[Records]
┌──

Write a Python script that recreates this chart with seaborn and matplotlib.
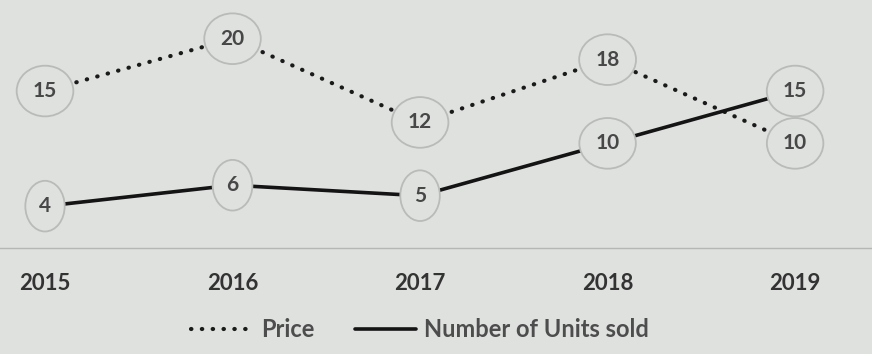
import matplotlib
matplotlib.use("Agg")
import matplotlib.pyplot as plt
import seaborn as sns
import pandas as pd

years = ["2015", "2016", "2017", "2018", "2019"]
price = [15, 20, 12, 18, 10]
units_sold = [4, 6, 5, 10, 15]

sns.set_theme(style="white")
plt.rcParams["font.family"] = ["Lato", "DejaVu Sans"]

bg = "#dfe1df"
fig = plt.figure(figsize=(8.72, 3.54), dpi=100, facecolor=bg)
ax = fig.add_axes([0.0, 1 - 248 / 354, 1.0, 248 / 354])
ax.set_facecolor(bg)

df = pd.DataFrame({"pos": range(len(years)), "year": years,
                   "Price": price, "Number of Units sold": units_sold})

sns.lineplot(data=df, x="pos", y="Price", ax=ax, color="#1a1a1a",
             linewidth=3.0, label="Price", zorder=2)
ax.lines[-1].set_linestyle((0, (0.1, 2.5)))
ax.lines[-1].set_dash_capstyle("round")
sns.lineplot(data=df, x="pos", y="Number of Units sold", ax=ax,
             color="#141414", linewidth=2.6, label="Number of Units sold",
             zorder=2)

# value labels inside ellipses that cover the line ends
for col in ["Price", "Number of Units sold"]:
    for x, v in zip(df["pos"], df[col]):
        ax.text(x, v, str(v), ha="center", va="center", fontsize=15,
                fontweight="bold", color="#474747", zorder=4,
                bbox=dict(boxstyle="ellipse,pad=0.38", facecolor=bg,
                          edgecolor="#b9bbb9", linewidth=1.3))

ax.set_xlim(-0.24, 4.41)
ax.set_ylim(0, 23.7)
ax.set_xticks(df["pos"])
ax.set_xticklabels(years, fontsize=16, fontweight="bold", color="#333333")
ax.tick_params(axis="x", length=0, pad=18)
ax.set_yticks([])
ax.set_xlabel("")
ax.set_ylabel("")
for side in ["top", "left", "right"]:
    ax.spines[side].set_visible(False)
ax.spines["bottom"].set_color("#b5b7b5")
ax.spines["bottom"].set_linewidth(1.0)

handles, labels = ax.get_legend_handles_labels()
ax.get_legend().remove()
leg = fig.legend(handles, labels, loc="center", bbox_to_anchor=(0.482, 0.068),
                 ncol=2, frameon=False, handlelength=2.6,
                 handletextpad=0.35, columnspacing=1.7,
                 prop={"weight": "bold", "size": 17})
for t in leg.get_texts():
    t.set_color("#4d4d4d")

fig.savefig("out.png", dpi=100, facecolor=bg)
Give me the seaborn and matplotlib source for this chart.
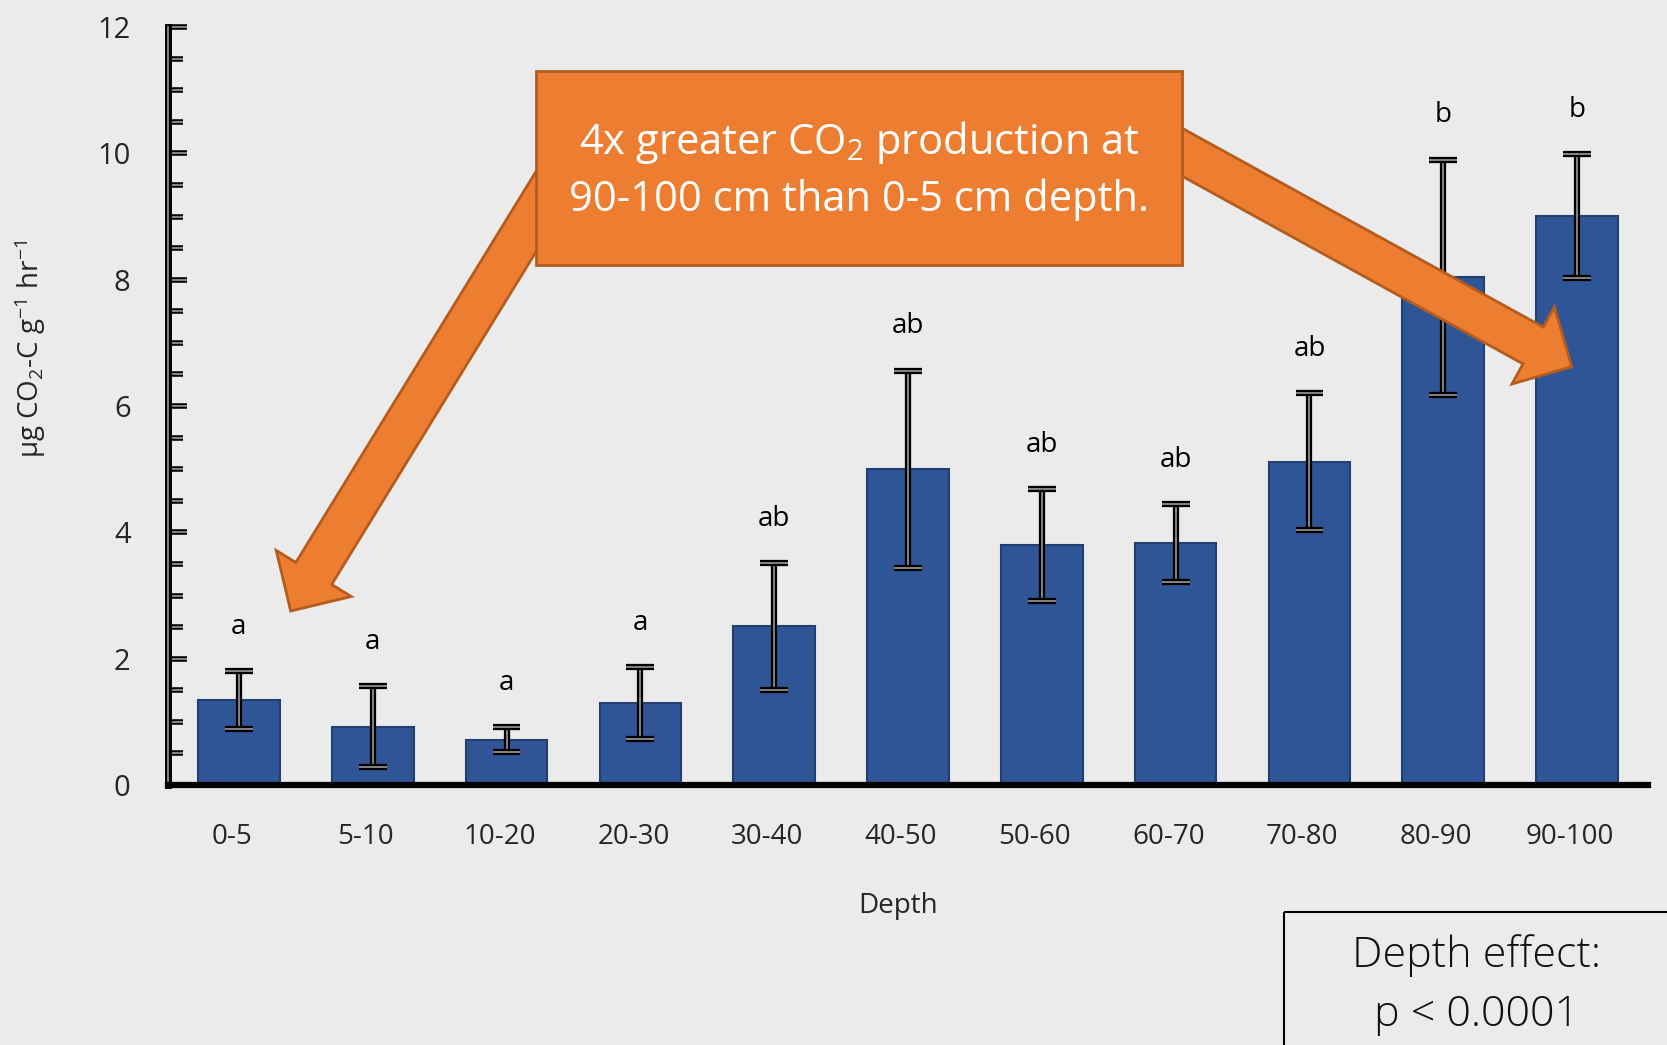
import numpy as np
import pandas as pd
import matplotlib
matplotlib.use("Agg")
import matplotlib.pyplot as plt
import matplotlib.patheffects as pe
import matplotlib.transforms as mtransforms
from matplotlib.patches import FancyArrow, Rectangle
import seaborn as sns

# Soil respiration by depth increment
depths = ["0-5", "5-10", "10-20", "20-30", "30-40", "40-50",
          "50-60", "60-70", "70-80", "80-90", "90-100"]
co2_rate = [1.34, 0.92, 0.72, 1.30, 2.51, 5.00, 3.80, 3.83, 5.12, 8.04, 9.01]
co2_err = [0.46, 0.64, 0.20, 0.57, 1.00, 1.56, 0.88, 0.62, 1.08, 1.86, 0.98]
groups = ["a", "a", "a", "a", "ab", "ab", "ab", "ab", "ab", "b", "b"]

BG = "#EBEBEB"
BAR = "#2F5597"
BAR_EDGE = "#22406F"
ORANGE = "#ED7D31"
ORANGE_EDGE = "#B35C1E"

sns.set_theme(style="white")
plt.rcParams["font.family"] = ["Open Sans", "DejaVu Sans"]
plt.rcParams["mathtext.fontset"] = "custom"
plt.rcParams["mathtext.rm"] = "Open Sans"
plt.rcParams["mathtext.default"] = "regular"

W, H = 1667, 1045
fig = plt.figure(figsize=(W / 100, H / 100), dpi=100, facecolor=BG)
ax_l, ax_r, ax_b, ax_t = 168, 1648, 785, 27
ax = fig.add_axes([ax_l / W, 1 - ax_b / H, (ax_r - ax_l) / W, (ax_b - ax_t) / H])
ax.set_facecolor(BG)

df = pd.DataFrame({"Depth": depths, "rate": co2_rate})
sns.barplot(data=df, x="Depth", y="rate", order=depths, color=BAR,
            saturation=1, width=0.61, edgecolor=BAR_EDGE, linewidth=1.5,
            errorbar=None, ax=ax, zorder=2)

# Hollow-looking error bars: pale core with a black outline
xpos = np.arange(len(depths))
eb = ax.errorbar(xpos, co2_rate, yerr=co2_err, fmt="none", ecolor="#9a9a9a",
                 elinewidth=1.2, capsize=10, capthick=1.2, zorder=3)
outline = [pe.Stroke(linewidth=4.5, foreground="black"), pe.Normal()]
for ln in eb.lines[1]:
    ln.set_path_effects(outline)
for coll in eb.lines[2]:
    coll.set_path_effects(outline)

for i, (m, e, g) in enumerate(zip(co2_rate, co2_err, groups)):
    ax.text(i, m + e + 0.7, g, ha="center", va="center", fontsize=20,
            color="black", zorder=4)

ax.set_xlim(-0.53, len(depths) - 0.47)
ax.set_ylim(0, 12)
ax.set_yticks(np.arange(0, 13, 2))
ax.set_yticks(np.arange(0, 12.01, 0.5), minor=True)
ax.tick_params(axis="y", which="major", direction="in", length=14, width=1.2,
               color="#9a9a9a", labelsize=21, pad=27, left=True)
ax.tick_params(axis="y", which="minor", direction="in", length=11, width=1.2,
               color="#9a9a9a", left=True)
for t in ax.yaxis.get_majorticklines() + ax.yaxis.get_minorticklines():
    t.set_path_effects([pe.Stroke(linewidth=4, foreground="black"), pe.Normal()])
ax.tick_params(axis="x", length=0, labelsize=20, pad=27)
shift = mtransforms.ScaledTranslation(-7 / 100, 0, fig.dpi_scale_trans)
for lbl in ax.get_xticklabels():
    lbl.set_transform(lbl.get_transform() + shift)

for s in ["top", "right"]:
    ax.spines[s].set_visible(False)
ax.spines["bottom"].set_linewidth(4.5)
ax.spines["bottom"].set_color("black")
ax.spines["left"].set_linewidth(1.2)
ax.spines["left"].set_color("#9a9a9a")
ax.spines["left"].set_path_effects([pe.Stroke(linewidth=5, foreground="black"), pe.Normal()])

ax.set_xlabel("Depth", fontsize=20, va="center")
ax.xaxis.set_label_coords((898 - ax_l) / (ax_r - ax_l), -(906 - ax_b) / (ax_b - ax_t))
ax.set_ylabel(r"µg CO$_2$-C g$^{-1}$ hr$^{-1}$", fontsize=20, va="center")
ax.yaxis.set_label_coords(-(ax_l - 30) / (ax_r - ax_l), (ax_b - 349) / (ax_b - ax_t))

# Overlay in pixel units for the callout and block arrows
ov = fig.add_axes([0, 0, 1, 1], zorder=10)
ov.set_xlim(0, W)
ov.set_ylim(H, 0)
ov.axis("off")
ov.patch.set_alpha(0)

arrow_kw = dict(width=42, head_width=88, head_length=44, length_includes_head=True,
                facecolor=ORANGE, edgecolor=ORANGE_EDGE, linewidth=2)
# left arrow: from the box toward the shallow bars
tail_l = np.array([580.0, 140.0])
tip_l = np.array([290.7, 611.0])
ov.add_patch(FancyArrow(*tail_l, *(tip_l - tail_l), **arrow_kw))
# right arrow: from the box toward the deepest bar
tail_r = np.array([1120.0, 118.0])
tip_r = np.array([1571.7, 366.7])
ov.add_patch(FancyArrow(*tail_r, *(tip_r - tail_r), **arrow_kw))

ov.add_patch(Rectangle((536, 71), 646, 194, facecolor=ORANGE,
                       edgecolor=ORANGE_EDGE, linewidth=2))
ov.text(859, 170, "4x greater CO$_2$ production at\n90-100 cm than 0-5 cm depth.",
        ha="center", va="center", color="white", fontsize=30, linespacing=1.37)

ov.add_patch(Rectangle((1284, 912), 500, 200, facecolor="none",
                       edgecolor="black", linewidth=1.5))
ov.text(1477, 956, "Depth effect:", ha="center", va="center", fontsize=31,
        fontweight="light", color="#111111")
ov.text(1477, 1015, "p < 0.0001", ha="center", va="center", fontsize=31,
        fontweight="light", color="#111111")

fig.savefig("out.png", dpi=100, facecolor=BG)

└──

THE TASK: Give only the lines from the one with "Give me the" to the one with "errorbar=None, ax=ax, zorder=2)", both included, again and exactly; leave the images out.

COMPLETE OUTPUT:
Give me the seaborn and matplotlib source for this chart.
import numpy as np
import pandas as pd
import matplotlib
matplotlib.use("Agg")
import matplotlib.pyplot as plt
import matplotlib.patheffects as pe
import matplotlib.transforms as mtransforms
from matplotlib.patches import FancyArrow, Rectangle
import seaborn as sns

# Soil respiration by depth increment
depths = ["0-5", "5-10", "10-20", "20-30", "30-40", "40-50",
          "50-60", "60-70", "70-80", "80-90", "90-100"]
co2_rate = [1.34, 0.92, 0.72, 1.30, 2.51, 5.00, 3.80, 3.83, 5.12, 8.04, 9.01]
co2_err = [0.46, 0.64, 0.20, 0.57, 1.00, 1.56, 0.88, 0.62, 1.08, 1.86, 0.98]
groups = ["a", "a", "a", "a", "ab", "ab", "ab", "ab", "ab", "b", "b"]

BG = "#EBEBEB"
BAR = "#2F5597"
BAR_EDGE = "#22406F"
ORANGE = "#ED7D31"
ORANGE_EDGE = "#B35C1E"

sns.set_theme(style="white")
plt.rcParams["font.family"] = ["Open Sans", "DejaVu Sans"]
plt.rcParams["mathtext.fontset"] = "custom"
plt.rcParams["mathtext.rm"] = "Open Sans"
plt.rcParams["mathtext.default"] = "regular"

W, H = 1667, 1045
fig = plt.figure(figsize=(W / 100, H / 100), dpi=100, facecolor=BG)
ax_l, ax_r, ax_b, ax_t = 168, 1648, 785, 27
ax = fig.add_axes([ax_l / W, 1 - ax_b / H, (ax_r - ax_l) / W, (ax_b - ax_t) / H])
ax.set_facecolor(BG)

df = pd.DataFrame({"Depth": depths, "rate": co2_rate})
sns.barplot(data=df, x="Depth", y="rate", order=depths, color=BAR,
            saturation=1, width=0.61, edgecolor=BAR_EDGE, linewidth=1.5,
            errorbar=None, ax=ax, zorder=2)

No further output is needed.